Ruhl’s play and opera explore the myth of the title lover and her Orpheus, specifically through the female-driven lens of Eurydice as she renews her sense of agency. Set in New York City in the early 1900s, Intimate Apparel tells the story of an African-American seamstress as she searches to feel self-love. Both playwrights cite ubiquitous "love and loss" as their primary meditations, and both recall a profound and personal loss that influenced their process.

Both libretti draw on the initial text, but the two writers make those words sing in different ways. With Eurydice, Ruhl focused on condensing her already lyrical language into a music-friendly length. Nottage, however, learned she needed to open her play up to embrace the form; prose expanded to lyrics, renewed with a palpable rhythm and an occasional rhyme scheme.

Playbill spoke to Ruhl and Nottage in early 2020 about their personal journeys as playwrights-turned-librettists and their collaborative proccesses with composers Matthew Aucoin and Ricky Ian Grdon, respectively. Read excerpts from their two interviews below. Further down, Nottage and Ruhl both reveal an exclusive page from their scripts, including custom annotations that shed light on the development of the scene, from what stayed and what changed to how their respective composer’s work informed their words.

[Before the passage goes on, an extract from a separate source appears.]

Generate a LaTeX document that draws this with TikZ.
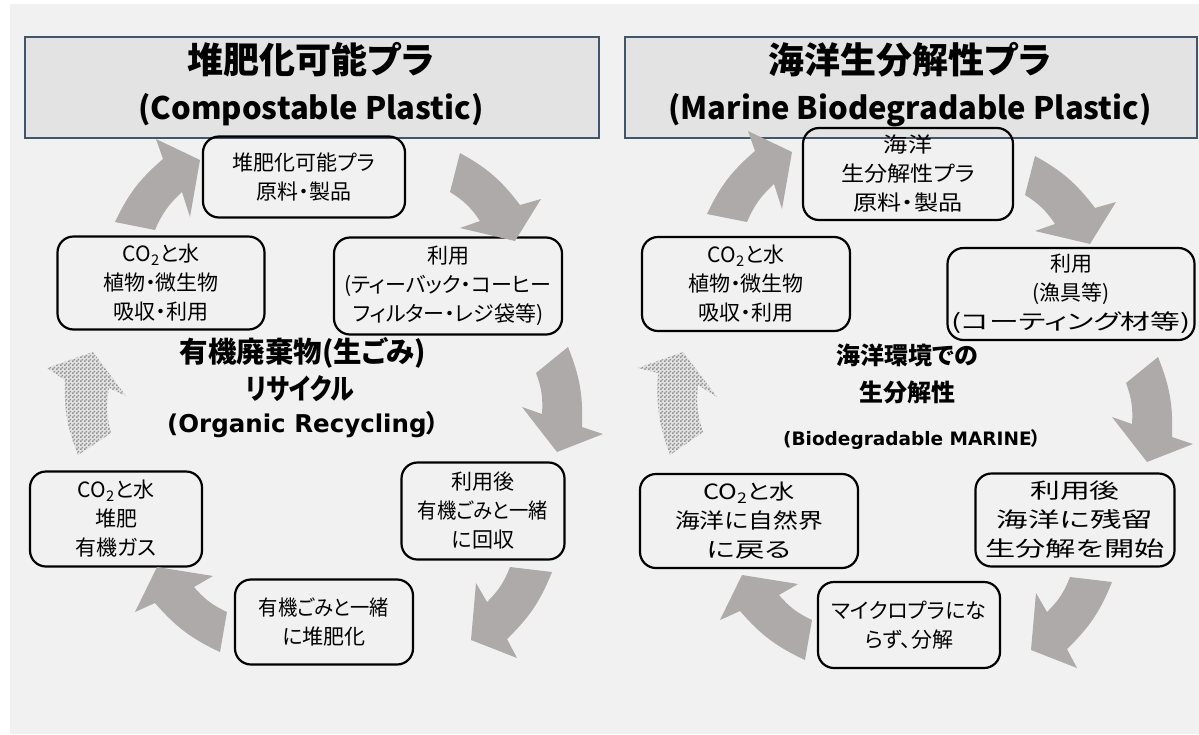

What's the first step when you're going from script to libretto?
Sarah Ruhl: I think the first place I start is with cuts, or what I might call distillation: taking the script and shrinking it, thinking that it takes about four times as long or twice as long to sing a word as to say a word. So thinking, “How could I shrink the current play without missing any crucial elements from the story?” We went movement by movement; I would write a chunk of the libretto and shrink, and Matt and I would talk through passages.
Lynn Nottage: In adapting it, I consciously wanted it to feel different than the play, even though it honors the play. I wanted it to feel independent of the play—like it was a new piece of art.

Is there a secret ingredient to the collaborative relationship with your composer?
Ruhl: I think it's chemistry. If you find the right collaborator, it can be pretty seamless. I'm really lucky that I felt a deep kinship, and that Matt has a real sense of humor. I was worried that opera wouldn't be able to contain humor, or opera would be an elephant sitting on top of humor. But Matt really understands how to rhythmatize language to elicit humor. Even in a form like opera which I think has much more potential for heaviness than musical theatre. So the chorus of Stones, for example, retain their function. In the play, whenever the emotion gets too much, the Stones come in and hopefully make you laugh.
Nottage: When I first began writing the libretto, I turned it in, and Ricky literally said to me, "You have [just] rewritten the play." And so I went back, I did it a second time, and he's like, "You've rewritten your play again." He sat me down, and he really gave me a lesson in how to write a libretto [which is not a re-write], and what he as a composer desired from his collaborator. When you're writing an opera, your composer is doing 50 percent of the work. And what music can do is get you to the emotion with incredible economy and efficiency. I was able to strip away some of the expositional language and allow the music to take on that role.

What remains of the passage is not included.